[Rows from a dataset]
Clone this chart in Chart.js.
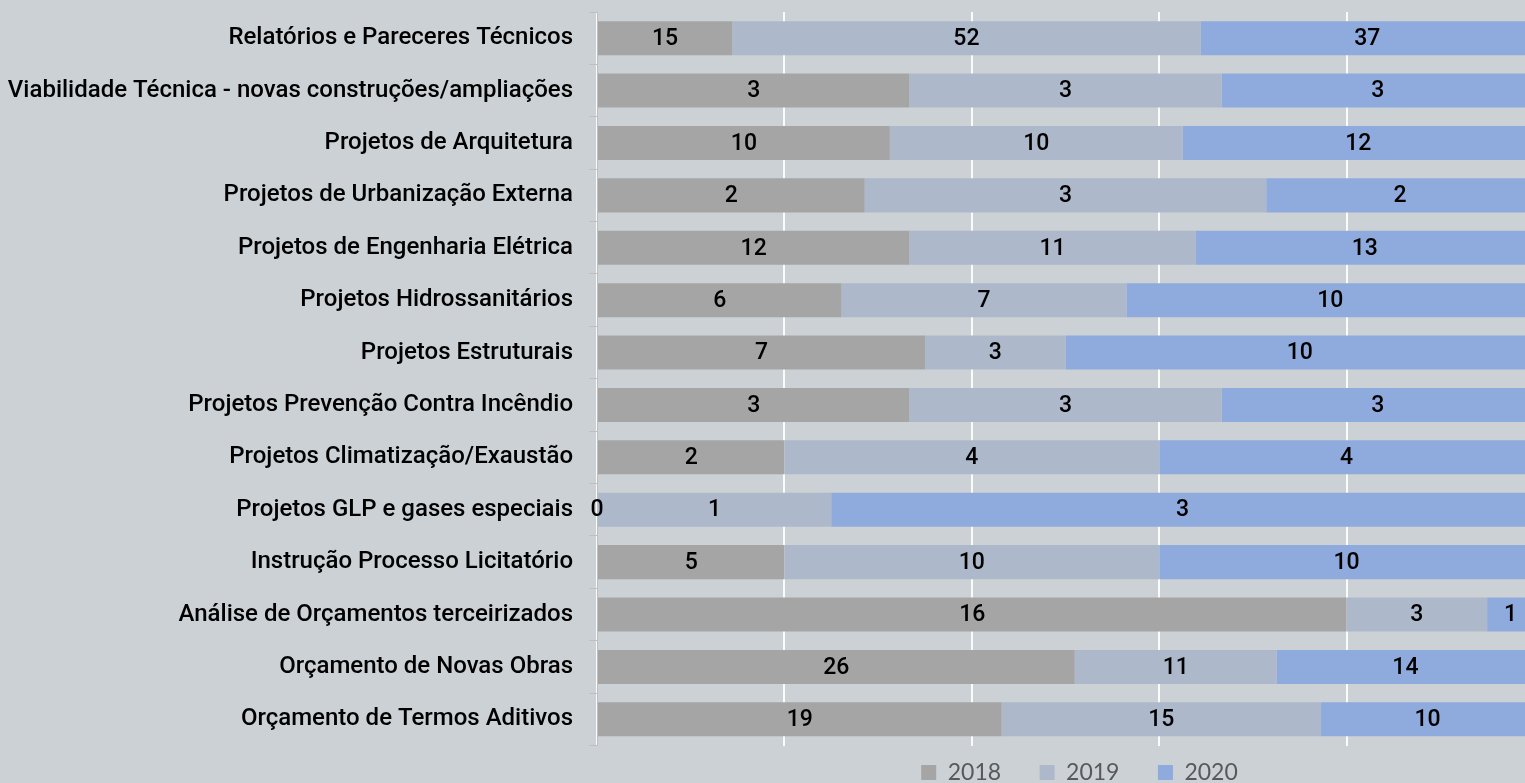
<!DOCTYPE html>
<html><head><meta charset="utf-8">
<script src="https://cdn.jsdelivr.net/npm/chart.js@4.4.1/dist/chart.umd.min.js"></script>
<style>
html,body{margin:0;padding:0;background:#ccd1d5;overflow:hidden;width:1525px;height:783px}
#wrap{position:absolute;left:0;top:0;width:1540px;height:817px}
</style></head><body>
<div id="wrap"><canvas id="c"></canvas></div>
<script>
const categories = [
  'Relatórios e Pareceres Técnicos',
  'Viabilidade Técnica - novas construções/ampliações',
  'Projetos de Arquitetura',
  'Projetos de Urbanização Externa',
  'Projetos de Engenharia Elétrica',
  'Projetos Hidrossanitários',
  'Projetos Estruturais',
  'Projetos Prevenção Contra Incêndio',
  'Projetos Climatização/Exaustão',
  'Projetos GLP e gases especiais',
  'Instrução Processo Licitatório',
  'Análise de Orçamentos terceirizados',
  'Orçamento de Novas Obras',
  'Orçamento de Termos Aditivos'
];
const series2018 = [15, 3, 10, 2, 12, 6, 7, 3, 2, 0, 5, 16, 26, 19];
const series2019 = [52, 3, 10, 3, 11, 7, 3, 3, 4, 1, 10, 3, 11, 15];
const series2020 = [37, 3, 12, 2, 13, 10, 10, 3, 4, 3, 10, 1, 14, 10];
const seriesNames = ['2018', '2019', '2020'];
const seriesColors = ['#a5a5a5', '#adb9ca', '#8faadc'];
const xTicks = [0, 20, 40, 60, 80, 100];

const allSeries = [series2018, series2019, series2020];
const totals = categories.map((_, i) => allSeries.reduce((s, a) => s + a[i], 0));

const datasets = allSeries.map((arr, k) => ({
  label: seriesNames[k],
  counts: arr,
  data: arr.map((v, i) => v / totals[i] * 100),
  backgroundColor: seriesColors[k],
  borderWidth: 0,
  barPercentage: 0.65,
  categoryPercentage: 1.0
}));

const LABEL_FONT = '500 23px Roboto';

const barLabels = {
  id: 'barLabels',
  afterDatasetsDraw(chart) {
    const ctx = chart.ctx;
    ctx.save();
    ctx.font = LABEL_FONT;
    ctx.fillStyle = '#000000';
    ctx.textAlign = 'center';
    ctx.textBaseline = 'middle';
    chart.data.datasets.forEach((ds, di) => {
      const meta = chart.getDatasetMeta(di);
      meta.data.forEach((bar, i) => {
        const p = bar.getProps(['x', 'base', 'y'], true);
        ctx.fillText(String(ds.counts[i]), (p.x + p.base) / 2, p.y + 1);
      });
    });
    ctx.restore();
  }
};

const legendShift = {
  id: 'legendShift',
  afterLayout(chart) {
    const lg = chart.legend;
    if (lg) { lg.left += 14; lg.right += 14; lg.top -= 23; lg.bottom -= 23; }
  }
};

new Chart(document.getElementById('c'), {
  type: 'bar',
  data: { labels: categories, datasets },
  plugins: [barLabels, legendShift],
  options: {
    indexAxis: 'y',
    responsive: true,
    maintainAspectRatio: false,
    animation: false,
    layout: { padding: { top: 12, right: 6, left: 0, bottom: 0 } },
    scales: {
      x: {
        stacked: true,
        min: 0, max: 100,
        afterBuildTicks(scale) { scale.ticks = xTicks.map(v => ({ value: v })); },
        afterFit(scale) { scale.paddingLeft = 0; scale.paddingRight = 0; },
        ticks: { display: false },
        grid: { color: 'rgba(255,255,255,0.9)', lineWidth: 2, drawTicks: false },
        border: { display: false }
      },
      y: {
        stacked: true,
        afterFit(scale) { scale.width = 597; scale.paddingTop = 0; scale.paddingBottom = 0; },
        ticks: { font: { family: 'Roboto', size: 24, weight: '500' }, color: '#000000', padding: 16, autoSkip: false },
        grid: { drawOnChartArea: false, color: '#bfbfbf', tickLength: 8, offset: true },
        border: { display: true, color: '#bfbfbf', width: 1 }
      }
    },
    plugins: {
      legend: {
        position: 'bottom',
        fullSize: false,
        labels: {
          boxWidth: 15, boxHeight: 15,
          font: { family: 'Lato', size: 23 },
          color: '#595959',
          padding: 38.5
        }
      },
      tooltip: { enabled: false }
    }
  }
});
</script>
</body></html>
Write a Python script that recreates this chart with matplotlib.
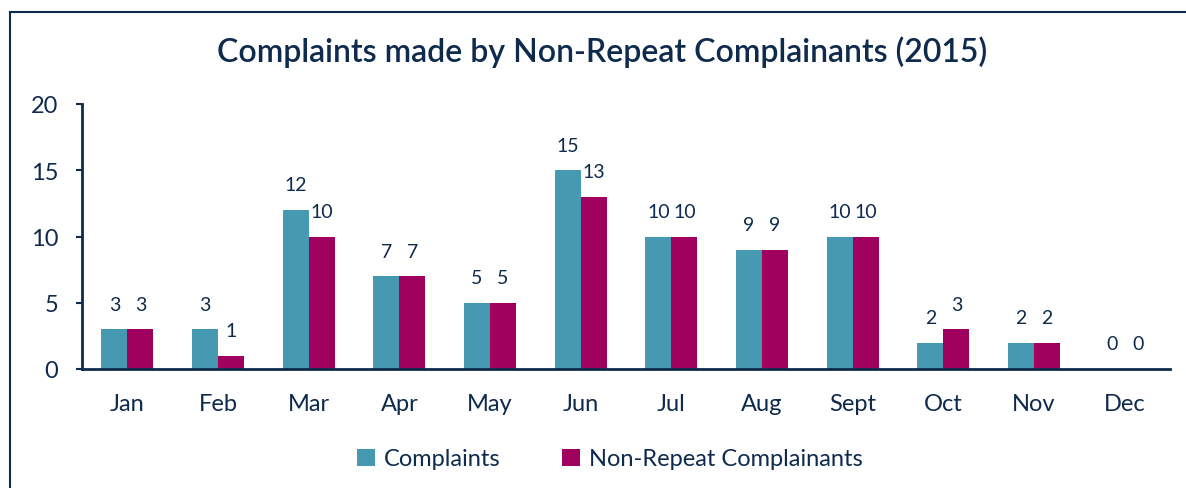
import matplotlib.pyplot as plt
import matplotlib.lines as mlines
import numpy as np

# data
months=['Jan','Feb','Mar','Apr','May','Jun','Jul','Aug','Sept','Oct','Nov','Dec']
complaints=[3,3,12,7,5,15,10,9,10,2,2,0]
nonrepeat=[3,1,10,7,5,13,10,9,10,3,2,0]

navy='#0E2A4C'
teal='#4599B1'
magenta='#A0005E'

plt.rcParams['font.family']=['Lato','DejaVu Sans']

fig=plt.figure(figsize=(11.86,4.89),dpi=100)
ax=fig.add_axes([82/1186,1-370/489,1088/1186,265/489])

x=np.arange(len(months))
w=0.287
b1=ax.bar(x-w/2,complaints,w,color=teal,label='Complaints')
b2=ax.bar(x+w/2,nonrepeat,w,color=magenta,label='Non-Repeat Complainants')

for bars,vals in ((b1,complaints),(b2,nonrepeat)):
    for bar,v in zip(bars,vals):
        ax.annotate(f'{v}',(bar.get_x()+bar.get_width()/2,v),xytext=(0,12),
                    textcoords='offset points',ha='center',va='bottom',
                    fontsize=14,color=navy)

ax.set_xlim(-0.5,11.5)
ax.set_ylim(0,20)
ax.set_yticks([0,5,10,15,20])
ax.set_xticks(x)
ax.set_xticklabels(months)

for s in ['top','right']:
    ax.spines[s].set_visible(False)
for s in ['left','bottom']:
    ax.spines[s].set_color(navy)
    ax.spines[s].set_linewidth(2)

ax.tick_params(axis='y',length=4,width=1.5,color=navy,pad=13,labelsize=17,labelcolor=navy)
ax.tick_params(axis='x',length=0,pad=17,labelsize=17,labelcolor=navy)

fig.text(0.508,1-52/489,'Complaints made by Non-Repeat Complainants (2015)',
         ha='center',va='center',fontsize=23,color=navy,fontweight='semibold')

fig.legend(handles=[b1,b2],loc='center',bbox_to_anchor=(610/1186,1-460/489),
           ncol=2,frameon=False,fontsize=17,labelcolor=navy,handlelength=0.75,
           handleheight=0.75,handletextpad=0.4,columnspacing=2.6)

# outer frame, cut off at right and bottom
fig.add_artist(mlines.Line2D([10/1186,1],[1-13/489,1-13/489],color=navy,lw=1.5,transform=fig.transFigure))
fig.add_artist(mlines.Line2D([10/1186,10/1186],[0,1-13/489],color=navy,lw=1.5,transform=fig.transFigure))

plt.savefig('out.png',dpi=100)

> **AIM OF THE EXERCISE**
All records above are to be printed exactly, minus the pictures they contain.

> **SOLUTION BELOW**
Clone this chart in Chart.js.
<!DOCTYPE html>
<html><head><meta charset="utf-8">
<script src="https://cdn.jsdelivr.net/npm/chart.js@4.4.1/dist/chart.umd.min.js"></script>
<style>
html,body{margin:0;padding:0;background:#ccd1d5;overflow:hidden;width:1525px;height:783px}
#wrap{position:absolute;left:0;top:0;width:1540px;height:817px}
</style></head><body>
<div id="wrap"><canvas id="c"></canvas></div>
<script>
const categories = [
  'Relatórios e Pareceres Técnicos',
  'Viabilidade Técnica - novas construções/ampliações',
  'Projetos de Arquitetura',
  'Projetos de Urbanização Externa',
  'Projetos de Engenharia Elétrica',
  'Projetos Hidrossanitários',
  'Projetos Estruturais',
  'Projetos Prevenção Contra Incêndio',
  'Projetos Climatização/Exaustão',
  'Projetos GLP e gases especiais',
  'Instrução Processo Licitatório',
  'Análise de Orçamentos terceirizados',
  'Orçamento de Novas Obras',
  'Orçamento de Termos Aditivos'
];
const series2018 = [15, 3, 10, 2, 12, 6, 7, 3, 2, 0, 5, 16, 26, 19];
const series2019 = [52, 3, 10, 3, 11, 7, 3, 3, 4, 1, 10, 3, 11, 15];
const series2020 = [37, 3, 12, 2, 13, 10, 10, 3, 4, 3, 10, 1, 14, 10];
const seriesNames = ['2018', '2019', '2020'];
const seriesColors = ['#a5a5a5', '#adb9ca', '#8faadc'];
const xTicks = [0, 20, 40, 60, 80, 100];

const allSeries = [series2018, series2019, series2020];
const totals = categories.map((_, i) => allSeries.reduce((s, a) => s + a[i], 0));

const datasets = allSeries.map((arr, k) => ({
  label: seriesNames[k],
  counts: arr,
  data: arr.map((v, i) => v / totals[i] * 100),
  backgroundColor: seriesColors[k],
  borderWidth: 0,
  barPercentage: 0.65,
  categoryPercentage: 1.0
}));

const LABEL_FONT = '500 23px Roboto';

const barLabels = {
  id: 'barLabels',
  afterDatasetsDraw(chart) {
    const ctx = chart.ctx;
    ctx.save();
    ctx.font = LABEL_FONT;
    ctx.fillStyle = '#000000';
    ctx.textAlign = 'center';
    ctx.textBaseline = 'middle';
    chart.data.datasets.forEach((ds, di) => {
      const meta = chart.getDatasetMeta(di);
      meta.data.forEach((bar, i) => {
        const p = bar.getProps(['x', 'base', 'y'], true);
        ctx.fillText(String(ds.counts[i]), (p.x + p.base) / 2, p.y + 1);
      });
    });
    ctx.restore();
  }
};

const legendShift = {
  id: 'legendShift',
  afterLayout(chart) {
    const lg = chart.legend;
    if (lg) { lg.left += 14; lg.right += 14; lg.top -= 23; lg.bottom -= 23; }
  }
};

new Chart(document.getElementById('c'), {
  type: 'bar',
  data: { labels: categories, datasets },
  plugins: [barLabels, legendShift],
  options: {
    indexAxis: 'y',
    responsive: true,
    maintainAspectRatio: false,
    animation: false,
    layout: { padding: { top: 12, right: 6, left: 0, bottom: 0 } },
    scales: {
      x: {
        stacked: true,
        min: 0, max: 100,
        afterBuildTicks(scale) { scale.ticks = xTicks.map(v => ({ value: v })); },
        afterFit(scale) { scale.paddingLeft = 0; scale.paddingRight = 0; },
        ticks: { display: false },
        grid: { color: 'rgba(255,255,255,0.9)', lineWidth: 2, drawTicks: false },
        border: { display: false }
      },
      y: {
        stacked: true,
        afterFit(scale) { scale.width = 597; scale.paddingTop = 0; scale.paddingBottom = 0; },
        ticks: { font: { family: 'Roboto', size: 24, weight: '500' }, color: '#000000', padding: 16, autoSkip: false },
        grid: { drawOnChartArea: false, color: '#bfbfbf', tickLength: 8, offset: true },
        border: { display: true, color: '#bfbfbf', width: 1 }
      }
    },
    plugins: {
      legend: {
        position: 'bottom',
        fullSize: false,
        labels: {
          boxWidth: 15, boxHeight: 15,
          font: { family: 'Lato', size: 23 },
          color: '#595959',
          padding: 38.5
        }
      },
      tooltip: { enabled: false }
    }
  }
});
</script>
</body></html>
Write a Python script that recreates this chart with matplotlib.
import matplotlib.pyplot as plt
import matplotlib.lines as mlines
import numpy as np

# data
months=['Jan','Feb','Mar','Apr','May','Jun','Jul','Aug','Sept','Oct','Nov','Dec']
complaints=[3,3,12,7,5,15,10,9,10,2,2,0]
nonrepeat=[3,1,10,7,5,13,10,9,10,3,2,0]

navy='#0E2A4C'
teal='#4599B1'
magenta='#A0005E'

plt.rcParams['font.family']=['Lato','DejaVu Sans']

fig=plt.figure(figsize=(11.86,4.89),dpi=100)
ax=fig.add_axes([82/1186,1-370/489,1088/1186,265/489])

x=np.arange(len(months))
w=0.287
b1=ax.bar(x-w/2,complaints,w,color=teal,label='Complaints')
b2=ax.bar(x+w/2,nonrepeat,w,color=magenta,label='Non-Repeat Complainants')

for bars,vals in ((b1,complaints),(b2,nonrepeat)):
    for bar,v in zip(bars,vals):
        ax.annotate(f'{v}',(bar.get_x()+bar.get_width()/2,v),xytext=(0,12),
                    textcoords='offset points',ha='center',va='bottom',
                    fontsize=14,color=navy)

ax.set_xlim(-0.5,11.5)
ax.set_ylim(0,20)
ax.set_yticks([0,5,10,15,20])
ax.set_xticks(x)
ax.set_xticklabels(months)

for s in ['top','right']:
    ax.spines[s].set_visible(False)
for s in ['left','bottom']:
    ax.spines[s].set_color(navy)
    ax.spines[s].set_linewidth(2)

ax.tick_params(axis='y',length=4,width=1.5,color=navy,pad=13,labelsize=17,labelcolor=navy)
ax.tick_params(axis='x',length=0,pad=17,labelsize=17,labelcolor=navy)

fig.text(0.508,1-52/489,'Complaints made by Non-Repeat Complainants (2015)',
         ha='center',va='center',fontsize=23,color=navy,fontweight='semibold')

fig.legend(handles=[b1,b2],loc='center',bbox_to_anchor=(610/1186,1-460/489),
           ncol=2,frameon=False,fontsize=17,labelcolor=navy,handlelength=0.75,
           handleheight=0.75,handletextpad=0.4,columnspacing=2.6)

# outer frame, cut off at right and bottom
fig.add_artist(mlines.Line2D([10/1186,1],[1-13/489,1-13/489],color=navy,lw=1.5,transform=fig.transFigure))
fig.add_artist(mlines.Line2D([10/1186,10/1186],[0,1-13/489],color=navy,lw=1.5,transform=fig.transFigure))

plt.savefig('out.png',dpi=100)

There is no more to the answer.